AP Chemistry 1.5 Atomic Structure and Electron Configuration Study Notes - New Syllabus 2024-2025

Structure of the Atom

An atom consists of a dense, positively charged nucleus containing protons and neutrons, surrounded by electrons moving in regions of space called orbitals.

 Atomic Number and Mass Number

• Atomic number (Z) = number of protons (also equals number of electrons in a neutral atom).
• Mass number (A) = number of protons + neutrons.
• Isotopes = atoms of the same element with the same Z but different A (different numbers of neutrons).

Relative Atomic Mass and Isotopes

The relative atomic mass (\( A_r \)) of an element is the weighted average mass of its naturally occurring isotopes compared to 1/12 the mass of a carbon-12 atom.

\( A_r = \dfrac{\sum (\text{isotopic mass} \times \text{abundance})}{100} \)

Shells, Subshells, and Orbitals  

Electrons occupy energy levels (shells), divided into subshells (s, p, d, f) and orbitals:

• Shells are labeled by principal quantum number \( n = 1, 2, 3, \dots \).
• Subshells: each shell contains subshells (s, p, d, f).
• Orbitals: regions of space where electrons are most likely found; each orbital holds a maximum of 2 electrons.

Core and Valence Electrons

• Core electrons = inner electrons, shield the nucleus.
• Valence electrons = outermost electrons, responsible for bonding and chemical reactivity.
• Periodic properties such as ionization energy, atomic radius, and electronegativity are determined mainly by valence electrons.

Electron Configuration

Electron configuration describes the arrangement of electrons in shells and subshells.

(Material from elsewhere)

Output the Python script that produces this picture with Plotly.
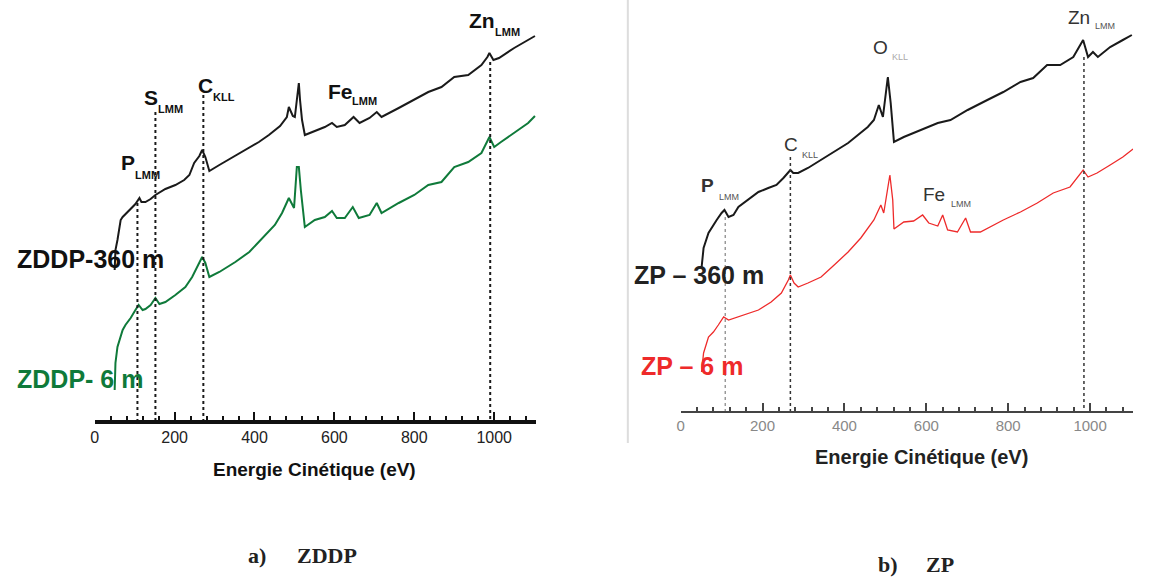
import plotly.graph_objects as go

W, H = 1155, 579

# ---------------- data (energy in eV, intensity in arbitrary units) ----------------
zddp360_ev = [50, 52, 57, 65, 70, 87, 102, 112, 117, 127, 140, 152, 177, 202, 224, 237, 249, 262,
              269, 277, 287, 312, 352, 387, 411, 436, 464, 481, 486, 496, 501, 506, 511, 514, 519,
              526, 544, 576, 594, 606, 626, 648, 663, 688, 706, 718, 761, 800, 835, 868, 900, 935,
              968, 983, 988, 998, 1012, 1050, 1085, 1102]
zddp360_int = [150, 170, 180, 200, 203, 210, 216, 222, 218, 218, 221, 225, 231, 235, 240, 245, 257, 264,
               270, 263, 249, 255, 264, 272, 278, 285, 294, 303, 313, 304, 303, 320, 337, 320, 300,
               285, 288, 293, 297, 293, 295, 303, 297, 302, 308, 303, 312, 320, 328, 333, 343, 345,
               355, 363, 367, 360, 362, 372, 380, 384]

zddp6_ev = [50, 52, 57, 70, 77, 90, 102, 110, 120, 127, 140, 152, 162, 177, 202, 227, 244, 262,
            269, 277, 287, 312, 352, 387, 411, 436, 451, 469, 486, 499, 506, 511, 516, 526, 551,
            576, 594, 606, 626, 646, 661, 688, 706, 718, 761, 800, 835, 868, 900, 935, 968, 988,
            1000, 1017, 1050, 1085, 1102]
zddp6_int = [30, 57, 73, 90, 95, 102, 110, 115, 110, 111, 115, 122, 116, 118, 125, 133, 143, 157,
             163, 157, 143, 148, 158, 168, 178, 188, 195, 207, 222, 212, 253, 253, 230, 193, 200,
             203, 209, 202, 202, 213, 202, 205, 217, 207, 217, 225, 235, 238, 253, 258, 267, 283,
             273, 278, 287, 297, 304]

zp360_ev = [51, 56, 68, 75, 88, 100, 107, 117, 129, 141, 165, 190, 214, 234, 251, 263, 268, 275,
            287, 311, 343, 375, 409, 433, 457, 472, 484, 494, 506, 513, 521, 545, 586, 628, 659,
            701, 749, 788, 830, 861, 895, 927, 959, 983, 995, 1007, 1019, 1049, 1080, 1102]
zp360_int = [143, 163, 178, 183, 191, 198, 201, 194, 196, 204, 211, 219, 223, 226, 233, 238, 241, 238,
             238, 243, 251, 259, 268, 276, 284, 291, 306, 294, 334, 308, 269, 274, 281, 288, 291,
             301, 311, 319, 329, 333, 346, 346, 354, 371, 354, 359, 354, 364, 371, 376]

zp6_ev = [51, 56, 68, 80, 92, 105, 117, 131, 156, 190, 221, 246, 263, 268, 277, 287, 311, 343,
          375, 409, 440, 472, 489, 496, 511, 518, 521, 545, 569, 591, 606, 628, 640, 652, 676,
          696, 708, 732, 788, 830, 871, 910, 951, 983, 995, 1017, 1049, 1080, 1105]
zp6_int = [39, 58, 74, 79, 86, 94, 91, 93, 96, 101, 109, 118, 131, 136, 128, 124, 128, 134,
           146, 159, 173, 191, 206, 198, 236, 211, 182, 189, 190, 196, 188, 185, 196, 181, 179,
           193, 179, 179, 191, 199, 208, 218, 224, 241, 234, 238, 246, 254, 262]

# peak markers (energy, top of the dotted line)
zddp_peak_ev = [107, 152, 272, 990]
zddp_peak_top = [217, 308, 325, 358]
zp_peak_ev = [109, 268, 985]
zp_peak_top = [194, 254, 354]

tick_vals = [0, 200, 400, 600, 800, 1000]
tick_text = ["0", "200", "400", "600", "800", "1000"]

# ---------------- figure ----------------
fig = go.Figure()

def px_x(px):
    return px / W

def px_y(py):
    return 1 - py / H

# left panel curves
fig.add_trace(go.Scatter(x=zddp360_ev, y=zddp360_int, mode="lines",
                         line=dict(color="#1a1a1a", width=2), xaxis="x", yaxis="y",
                         showlegend=False, hoverinfo="skip"))
fig.add_trace(go.Scatter(x=zddp6_ev, y=zddp6_int, mode="lines",
                         line=dict(color="#0f7a3a", width=2), xaxis="x", yaxis="y",
                         showlegend=False, hoverinfo="skip"))
for e, t in zip(zddp_peak_ev, zddp_peak_top):
    fig.add_trace(go.Scatter(x=[e, e], y=[t, 0], mode="lines",
                             line=dict(color="#1a1a1a", width=2, dash="dot"),
                             xaxis="x", yaxis="y", showlegend=False, hoverinfo="skip"))

# right panel curves
fig.add_trace(go.Scatter(x=zp360_ev, y=zp360_int, mode="lines",
                         line=dict(color="#1a1a1a", width=2), xaxis="x2", yaxis="y2",
                         showlegend=False, hoverinfo="skip"))
fig.add_trace(go.Scatter(x=zp6_ev, y=zp6_int, mode="lines",
                         line=dict(color="#ee2a2a", width=1.3), xaxis="x2", yaxis="y2",
                         showlegend=False, hoverinfo="skip"))
zp_line_colors = ["#999999", "#333333", "#333333"]
for e, t, c in zip(zp_peak_ev, zp_peak_top, zp_line_colors):
    fig.add_trace(go.Scatter(x=[e, e], y=[t, 0], mode="lines",
                             line=dict(color=c, width=1.5, dash="dot"),
                             xaxis="x2", yaxis="y2", showlegend=False, hoverinfo="skip"))

ann = []

def lab(x, y, text, size, bold, color, xref, yref, xanchor="center", family="Liberation Sans"):
    t = f"<b>{text}</b>" if bold else text
    ann.append(dict(x=x, y=y, xref=xref, yref=yref, text=t, showarrow=False,
                    xanchor=xanchor, yanchor="middle",
                    font=dict(family=family, size=size, color=color)))

# left peak labels
for main, sub, mx, my, sx, sy in [
    ("P", "LMM", 84, 258, 131, 245),
    ("S", "LMM", 141, 323, 191, 311),
    ("C", "KLL", 277, 335, 323, 323),
    ("Fe", "LMM", 615, 329, 676, 319),
    ("Zn", "LMM", 969, 400, 1034, 388),
]:
    lab(mx, my, main, 21, True, "#111111", "x", "y")
    lab(sx, sy, sub, 11, True, "#111111", "x", "y")

# right peak labels
for main, sub, mx, my, sx, sy, mb, subc in [
    ("P", "LMM", 66, 226, 117, 214, True, "#555555"),
    ("C", "KLL", 269, 267, 315, 256, False, "#555555"),
    ("O", "KLL", 489, 364, 535, 354, False, "#aaaaaa"),
    ("Fe", "LMM", 620, 217, 685, 207, False, "#555555"),
    ("Zn", "LMM", 972, 394, 1036, 385, False, "#555555"),
]:
    lab(mx, my, main, 19, mb, "#333333", "x2", "y2")
    lab(sx, sy, sub, 9, False, subc, "x2", "y2")

# series names
lab(px_x(11), px_y(259), "ZDDP-360 m", 25, True, "#111111", "paper", "paper", xanchor="left")
lab(px_x(11), px_y(379), "ZDDP- 6 m", 25, True, "#0f7a3a", "paper", "paper", xanchor="left")
lab(px_x(630), px_y(275), "ZP – 360 m", 25, True, "#222222", "paper", "paper", xanchor="left")
lab(px_x(637), px_y(366), "ZP – 6 m", 25, True, "#ee2a2a", "paper", "paper", xanchor="left")

# axis titles
lab(px_x(312), px_y(469), "Energie Cinétique (eV)", 19, True, "#111111", "paper", "paper")
lab(px_x(921), px_y(457), "Energie Cinétique (eV)", 20, True, "#222222", "paper", "paper")

# captions
lab(px_x(243), px_y(555), "a)", 22, True, "#222222", "paper", "paper", xanchor="left",
    family="Liberation Serif")
lab(px_x(292), px_y(555), "ZDDP", 22, True, "#222222", "paper", "paper", xanchor="left",
    family="Liberation Serif")
lab(px_x(875), px_y(564), "b)", 22, True, "#222222", "paper", "paper", xanchor="left",
    family="Liberation Serif")
lab(px_x(923), px_y(564), "ZP", 22, True, "#222222", "paper", "paper", xanchor="left",
    family="Liberation Serif")

xcommon = dict(range=[0, 1105], showgrid=False, zeroline=False, showline=True,
               ticks="inside", tickvals=tick_vals, ticktext=tick_text, fixedrange=True)

fig.update_layout(
    width=W, height=H, autosize=False,
    margin=dict(l=0, r=0, t=0, b=0),
    paper_bgcolor="white", plot_bgcolor="rgba(0,0,0,0)",
    xaxis=dict(domain=[91 / W, 534 / W], anchor="y", linecolor="#111111", linewidth=3.5,
               ticklen=8, tickwidth=2, tickcolor="#111111",
               minor=dict(dtick=40, tick0=0, ticks="inside", ticklen=4, tickwidth=2,
                          tickcolor="#111111"),
               tickfont=dict(family="Liberation Sans", size=16, color="#222222"),
               **xcommon),
    yaxis=dict(domain=[1 - 420 / H, 1], range=[0, 420], visible=False, fixedrange=True),
    xaxis2=dict(domain=[679 / W, 1133 / W], anchor="y2", linecolor="#444444", linewidth=2,
                ticklen=8, tickwidth=1.5, tickcolor="#444444",
                minor=dict(dtick=40, tick0=0, ticks="inside", ticklen=4, tickwidth=1.5,
                           tickcolor="#444444"),
                tickfont=dict(family="Liberation Sans", size=15, color="#888888"),
                **xcommon),
    yaxis2=dict(domain=[1 - 411 / H, 1], range=[0, 411], visible=False, fixedrange=True),
    annotations=ann,
    shapes=[dict(type="line", xref="paper", yref="paper", x0=626 / W, x1=626 / W,
                 y0=1, y1=1 - 443 / H, line=dict(color="#dddddd", width=2))],
)

fig.write_html("out.html", config={"displayModeBar": False},
               post_script="document.body.style.margin='0';document.body.style.overflow='hidden';")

It is determined by:

• Aufbau principle: fill orbitals in order of increasing energy.
• Pauli exclusion principle: no two electrons have the same four quantum numbers; each orbital holds max 2 electrons with opposite spins.
• Hund’s rule: orbitals of the same energy are filled singly before pairing.

Order of Filling:

How to Write Electron Configurations

Step 1: Determine the number of electrons (equal to atomic number for a neutral atom).
Step 2: Fill orbitals in the correct order of energy.
Step 3: Apply Pauli Exclusion Principle and Hund’s Rule.
Step 4: Write subshells with superscripts indicating the number of electrons.

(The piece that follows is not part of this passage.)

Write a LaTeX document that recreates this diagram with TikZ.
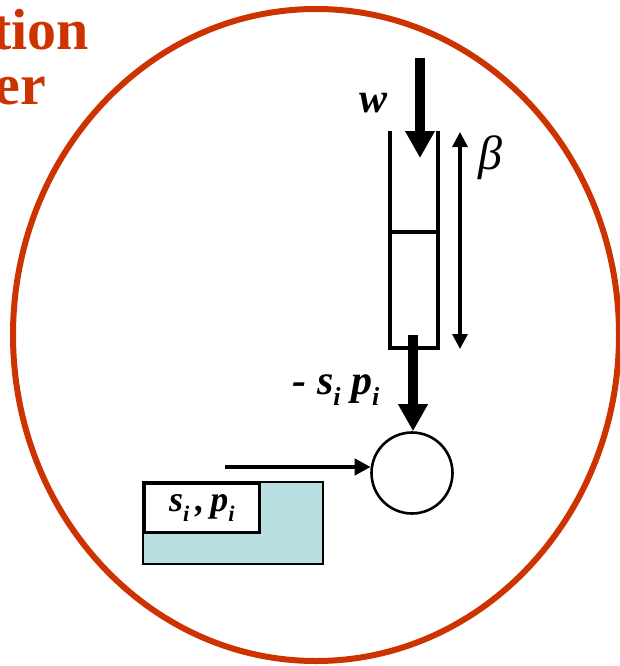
\documentclass[tikz,border=0pt]{standalone}
\usepackage{fontspec}
\setmainfont{Liberation Serif}
\usetikzlibrary{arrows.meta}
\definecolor{rustred}{HTML}{CC3300}
\definecolor{paleteal}{HTML}{BADFE2}
\newcommand{\bsub}[2]{{\bfseries\itshape #1\raisebox{-0.28em}{\fontsize{0.62em}{0.7em}\selectfont #2}}}
\begin{document}
\begin{tikzpicture}[x=1pt,y=-1pt,
  thinline/.style={line width=3.6pt},
  heavyarrow/.style={line width=10pt,-{Triangle[length=27pt,width=28pt]}},
  medarrow/.style={line width=4.2pt,-{Triangle[length=16pt,width=16pt]}},
  dblarrow/.style={line width=3.2pt,{Triangle[length=15pt,width=15pt]}-{Triangle[length=15pt,width=15pt]}},
  lbl/.style={inner sep=0pt,font=\fontsize{42}{46}\selectfont\bfseries\itshape},
  title/.style={inner sep=0pt,text=rustred,font=\fontsize{58}{62}\selectfont\bfseries}]
\useasboundingbox (0,0) rectangle (619,666);
% title fragments
\node[title,anchor=base east] (t1) at (89,50) {tion};
\node[title,anchor=base east] (t2) at (46,105) {er};
% big ellipse
\draw[rustred,line width=6pt] (316,335) ellipse [x radius=303, y radius=326];
% cylinder
\draw[thinline] (390,131) -- (390,348) -- (438,348) -- (438,131);
\draw[thinline] (390,232) -- (438,232);
% arrows
\coordinate (wtop) at (420,58);
\coordinate (wtip) at (420,158);
\draw[heavyarrow] (wtop) -- (wtip);
\node[lbl,anchor=base] (w) at (374,113) {w};
\coordinate (b1) at (460,132);
\coordinate (b2) at (460,349);
\draw[dblarrow] (b1) -- (b2);
\node[inner sep=0pt,font=\fontsize{48}{52}\selectfont\itshape] (beta) at (490,158) {β};
% junction circle
\node[draw,circle,line width=2.6pt,minimum size=81pt,inner sep=0pt] (sum) at (412,473) {};
\coordinate (ptop) at (413,335);
\draw[heavyarrow] (ptop) -- (ptop |- sum.north);
\node[lbl,anchor=base] (sp) at (336,394) {- \bsub{s}{i} \bsub{p}{i}};
% storage box
\fill[paleteal] (143,482) rectangle (323,564);
\draw[line width=2.8pt] (143,482) rectangle (323,564);
\node[draw,fill=white,line width=2.8pt,anchor=north west,minimum width=115pt,minimum height=49pt,inner sep=0pt,font=\fontsize{36}{40}\selectfont] (store) at (143,482) {\bsub{s}{i}\,\textbf{\textit{,}}\,\bsub{p}{i}};
\coordinate (hin) at (225,467);
\draw[medarrow] (hin) -- ([xshift=0.5pt]hin -| sum.west);
\end{tikzpicture}
\end{document}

 Coulomb’s Law and Ionization Energy

The energy required to remove an electron (ionization energy) can be estimated qualitatively using Coulomb’s Law:

\( F = k \dfrac{q_1 q_2}{r^2} \)

\( q_1 \): effective nuclear charge (\( Z_{eff} \)).
\( q_2 \): charge of the electron.
\( r \): distance between nucleus and electron.

Trends:

• Smaller \( r \) (closer to nucleus) → stronger attraction → higher ionization energy.
• Greater \( Z_{eff} \) → stronger attraction → higher ionization energy.
• More shielding → weaker attraction → lower ionization energy.

Order within a shell: \( s > p > d > f \).

Periodic Table Connection

• Period number = principal quantum number of valence shell.
• Group number = number of valence electrons (for main-group elements).
• Blocks (s, p, d, f) = subshell being filled.
• Thus, the periodic table is a map of electron configurations.